(Rows from a dataset of charts and code)
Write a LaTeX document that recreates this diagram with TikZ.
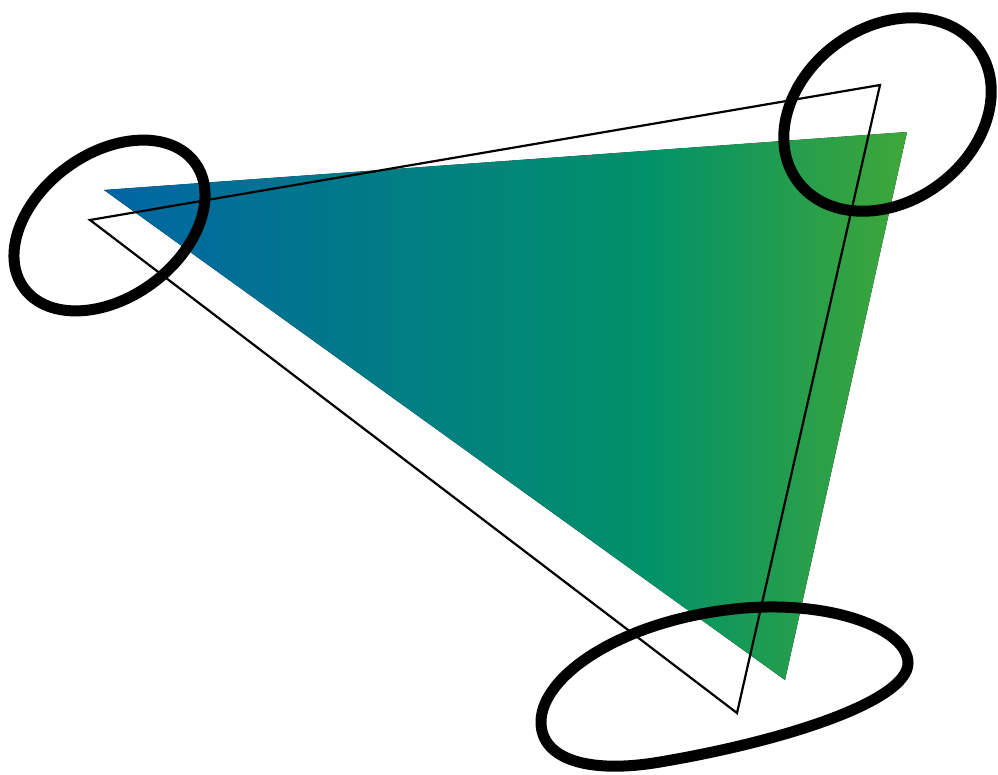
\documentclass[tikz,border=0pt]{standalone}
\definecolor{cA}{RGB}{0,101,164}
\definecolor{cB}{RGB}{2,146,104}
\definecolor{cC}{RGB}{63,167,56}
\pgfdeclarehorizontalshading{trishade}{100bp}{color(0bp)=(cA); color(25bp)=(cA); color(59bp)=(cB); color(75bp)=(cC); color(100bp)=(cC)}
\tikzset{
  loop/.style={draw=black, line width=11pt},
  outline/.style={draw=black, line width=2.2pt}
}
\begin{document}
\begin{tikzpicture}[x=1pt,y=-1pt]
\useasboundingbox (0,0) rectangle (998,774);
% gradient triangle
\fill[shading=trishade] (104,190) -- (907,132) -- (785,680) -- cycle;
% outline triangle
\draw[outline] (90,220) -- (880,85) -- (737,713) -- cycle;
% loops
\draw[loop, rotate around={36.2:(109.5,225.5)}] (109.5,225.5) ellipse [x radius=106, y radius=72];
\draw[loop, rotate around={36.8:(887.5,114.5)}] (887.5,114.5) ellipse [x radius=112, y radius=87];
\draw[loop] (541,722) .. controls (541,675) and (625,618) .. (745,608)
  .. controls (835,601) and (908,630) .. (908,663)
  .. controls (908,700) and (790,740) .. (660,762)
  .. controls (590,774) and (541,760) .. cycle;
\end{tikzpicture}
\end{document}
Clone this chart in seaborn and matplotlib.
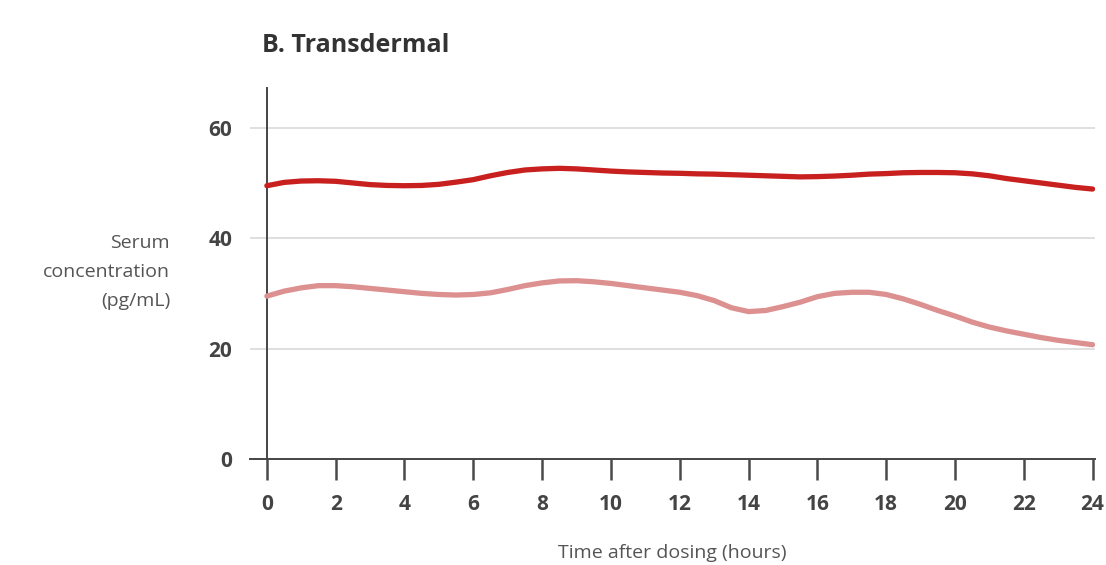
import numpy as np
import pandas as pd
import matplotlib
matplotlib.use("Agg")
import matplotlib.pyplot as plt
import seaborn as sns

# Values (every half hour)
hours = [h / 2 for h in range(0, 49)]
upper_series = [49.5, 50.1, 50.35, 50.4, 50.3, 50.0, 49.7, 49.55, 49.5, 49.55,
                49.75, 50.15, 50.6, 51.3, 51.9, 52.35, 52.55, 52.65, 52.55, 52.35,
                52.15, 52.0, 51.9, 51.8, 51.75, 51.65, 51.6, 51.5, 51.4, 51.3,
                51.2, 51.1, 51.15, 51.25, 51.4, 51.6, 51.7, 51.85, 51.9, 51.9,
                51.85, 51.65, 51.3, 50.8, 50.4, 50.0, 49.6, 49.2, 48.9]
lower_series = [29.5, 30.4, 31.0, 31.4, 31.4, 31.2, 30.9, 30.6, 30.3, 30.0,
                29.8, 29.7, 29.8, 30.1, 30.7, 31.4, 31.9, 32.25, 32.3, 32.1,
                31.8, 31.4, 31.0, 30.6, 30.2, 29.6, 28.7, 27.4, 26.7, 26.9,
                27.6, 28.4, 29.4, 30.0, 30.2, 30.2, 29.8, 29.0, 28.0, 26.9,
                25.9, 24.8, 23.9, 23.2, 22.6, 22.0, 21.5, 21.1, 20.7]
series_names = ["high", "low"]
series_colors = ["#c8201f", "#dc9090"]
x_ticks = list(range(0, 25, 2))
y_ticks = [0, 20, 40, 60]

sns.set_style("white")
plt.rcParams['font.family'] = ['Open Sans', 'DejaVu Sans']

# Long-form table for seaborn
df = pd.DataFrame({
    "hour": hours * 2,
    "conc": upper_series + lower_series,
    "series": [series_names[0]] * len(hours) + [series_names[1]] * len(hours),
})

fig = plt.figure(figsize=(11.06, 5.65), dpi=100)
ax = fig.add_axes([250 / 1106, 106 / 565, 845 / 1106, 371 / 565])

# Gridlines
for v in y_ticks[1:]:
    ax.axhline(v, color="#dcdcdc", lw=1.3, zorder=0)

sns.lineplot(data=df, x="hour", y="conc", hue="series", palette=series_colors,
             linewidth=3.8, legend=False, ax=ax, solid_capstyle="round",
             solid_joinstyle="round", zorder=3)

ax.set_xlim(-0.49, 24.07)
ax.set_ylim(0, 67.2)

ax.spines["top"].set_visible(False)
ax.spines["right"].set_visible(False)
ax.spines["left"].set_position(("data", 0))
for s in ["left", "bottom"]:
    ax.spines[s].set_color("#444444")
    ax.spines[s].set_linewidth(1.4)

# x tick marks hanging below the axis
for t in x_ticks:
    ax.plot([t, t], [-3.8, 0], color="#4a4a4a", linewidth=1.8, clip_on=False,
            solid_capstyle="butt", zorder=5)

ax.set_xticks(x_ticks)
ax.set_xticklabels([str(t) for t in x_ticks])
ax.set_yticks(y_ticks)
ax.set_yticklabels([str(t) for t in y_ticks])
ax.tick_params(axis="x", length=0, pad=25, labelsize=15, labelcolor="#444444")
ax.tick_params(axis="y", length=0, pad=25, labelsize=15, labelcolor="#444444")
for lab in ax.get_xticklabels() + ax.get_yticklabels():
    lab.set_fontweight("bold")

ax.set_xlabel("Time after dosing (hours)", fontsize=14, color="#555555", labelpad=21)
ax.set_ylabel("")
fig.text(170 / 1106, 1 - 272 / 565, "Serum\nconcentration\n(pg/mL)", ha="right", va="center",
         fontsize=14, color="#555555", linespacing=1.75)

fig.text(262 / 1106, 1 - 46 / 565, "B. Transdermal", ha="left", va="center",
         fontsize=18, fontweight="bold", color="#333333")

fig.savefig("out.png", dpi=100)
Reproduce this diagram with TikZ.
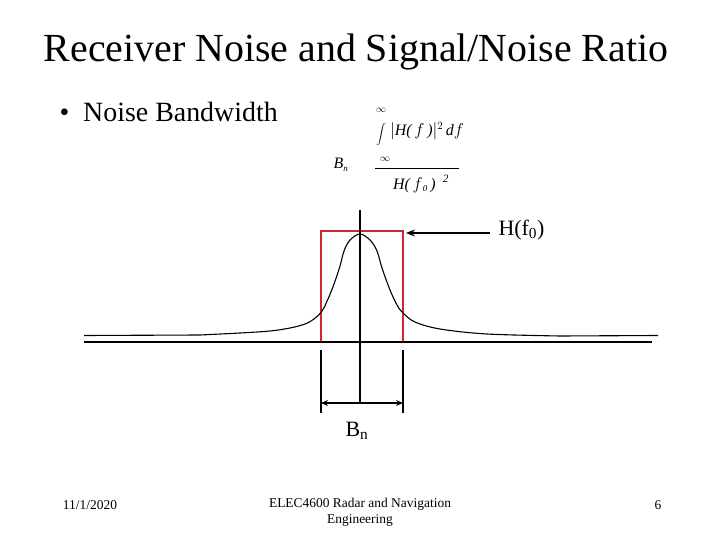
\documentclass[tikz,border=0pt]{standalone}
\usepackage{fontspec}
\setmainfont{Liberation Serif}
\usepackage{xcolor}
\usetikzlibrary{arrows.meta, positioning}

\definecolor{bandred}{RGB}{205,40,45}

\begin{document}
\begin{tikzpicture}[
  x=1bp, y=-1bp,
  title/.style={font=\fontsize{40}{44}\selectfont},
  bullet/.style={font=\fontsize{28}{32}\selectfont, anchor=west},
  formula/.style={font=\fontsize{16}{18}\selectfont\itshape, inner sep=0pt},
  label/.style={font=\fontsize{22}{26}\selectfont},
  footer/.style={font=\fontsize{13.5}{16}\selectfont, align=center},
  axis/.style={draw, line width=1.1bp},
  band/.style={draw=bandred, line width=1.8bp},
  line/.style={draw, line width=2.4bp, -{Stealth[length=9bp, width=7bp]}}
]
  \useasboundingbox (0,0) rectangle (720,540);

  \node [title] (heading) at (356,52) {Receiver Noise and Signal/Noise Ratio};
  \node [bullet] (item) at (56,112) {\textbullet\ \ Noise Bandwidth};

  % noise bandwidth formula
  \node [formula] (bn) at (341,165) {B\textsubscript{\fontsize{9}{9}\selectfont n}};
  \node [formula, font=\fontsize{10}{10}\selectfont] (inf1) at (381,110) {$\infty$};
  \node [formula, font=\fontsize{13}{15}\selectfont] (intg) at (381,135) {$\displaystyle\int$};
  \node [formula, font=\fontsize{10}{10}\selectfont] (inf2) at (385,159) {$\infty$};
  \node [formula, anchor=west] (num) at (390,131) {$|$H(\,$f$\,)$|^{2}$\,d$f$};
  \node [formula, anchor=west] (den) at (393,184) {H(\,$f$\textsubscript{\fontsize{9}{9}\selectfont 0}\,)\hspace{7bp}\textsuperscript{2}};
  \coordinate (fracl) at (375,168);
  \coordinate (fracr) at (459,168);
  \draw (fracl) -- (fracr);

  % equivalent rectangle
  \coordinate (rl) at (321,341);
  \coordinate (rr) at (403,341);
  \coordinate (rtl) at (321,231);
  \coordinate (rtr) at (403,231);
  \draw [band] (rl) -- (rtl) -- (rtr) -- (rr);
  \coordinate (rtop) at (406,233);

  % axes
  \coordinate (ax0) at (84,342);
  \coordinate (ax1) at (652,342);
  \coordinate (ctop) at (360,210);
  \coordinate (cbot) at (360,403);
  \draw [axis] (ax0) -- (ax1);
  \draw [axis] (ctop) -- (cbot);

  % response curve
  \draw [axis] (84,335.5) -- (200,335)
    plot [smooth, tension=0.55] coordinates {(200,335) (240,333) (270,331) (290,328) (305,324) (314,319) (322,311) (328,299) (334,284) (340,266) (344,251) (350,240) (360,234) (370,240) (377,251) (382,268) (390,290) (397,305) (403,313) (415,322) (440,329) (487,334) (560,336)}
    -- (658,335.5);

  % bandwidth ticks
  \coordinate (tl) at (321,350);
  \coordinate (tr) at (403,350);
  \draw [axis] (tl) -- +(0,63);
  \draw [axis] (tr) -- +(0,63);
  \coordinate (al) at (321,403);
  \coordinate (ar) at (403,403);
  \draw [line, {Stealth[length=7bp, width=6bp]}-{Stealth[length=7bp, width=6bp]}] (al) -- (ar);
  \node [label] (bnlab) at (357,431) {B\textsubscript{n}};

  % peak label
  \node [label, anchor=west] (hf0) at (495,230) {H(f\textsubscript{0})};
  \draw [line] (hf0.west) ++(-5,3) -- (rtop);

  \node [footer] (date) at (90,505) {11/1/2020};
  \node [footer, anchor=north] (course) at (360,495) {ELEC4600 Radar and Navigation\\Engineering};
  \node [footer] (page) at (658,505) {6};
\end{tikzpicture}
\end{document}
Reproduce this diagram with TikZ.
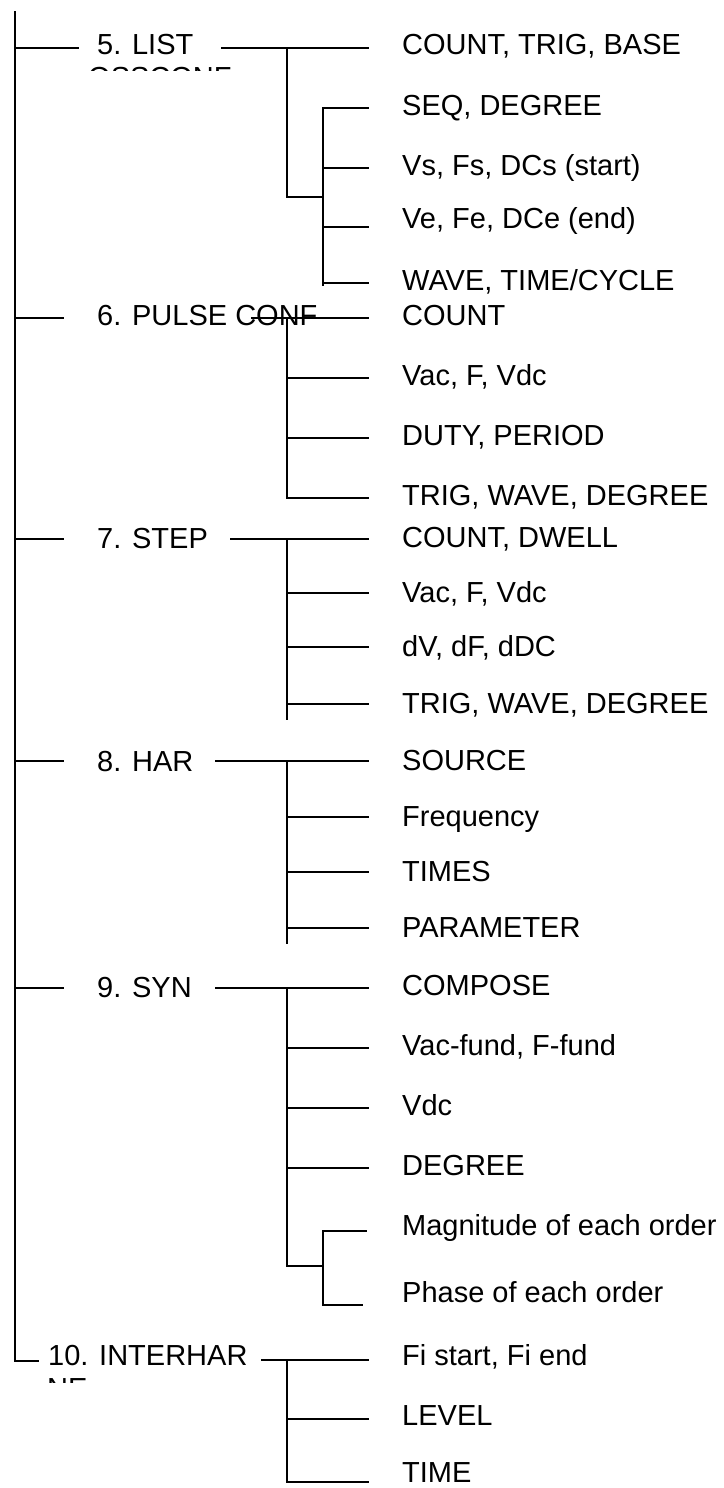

PROMPT:
Pictures are not part of the copy. Write out only the lines from the one containing "Clone this chart in seaborn and matplotlib." through the one containing "import seaborn as sns", exactly as they stand, both included.

PROBLEM SOLUTION:
Clone this chart in seaborn and matplotlib.
import numpy as np
import pandas as pd
import matplotlib
matplotlib.use("Agg")
import matplotlib.pyplot as plt
import seaborn as sns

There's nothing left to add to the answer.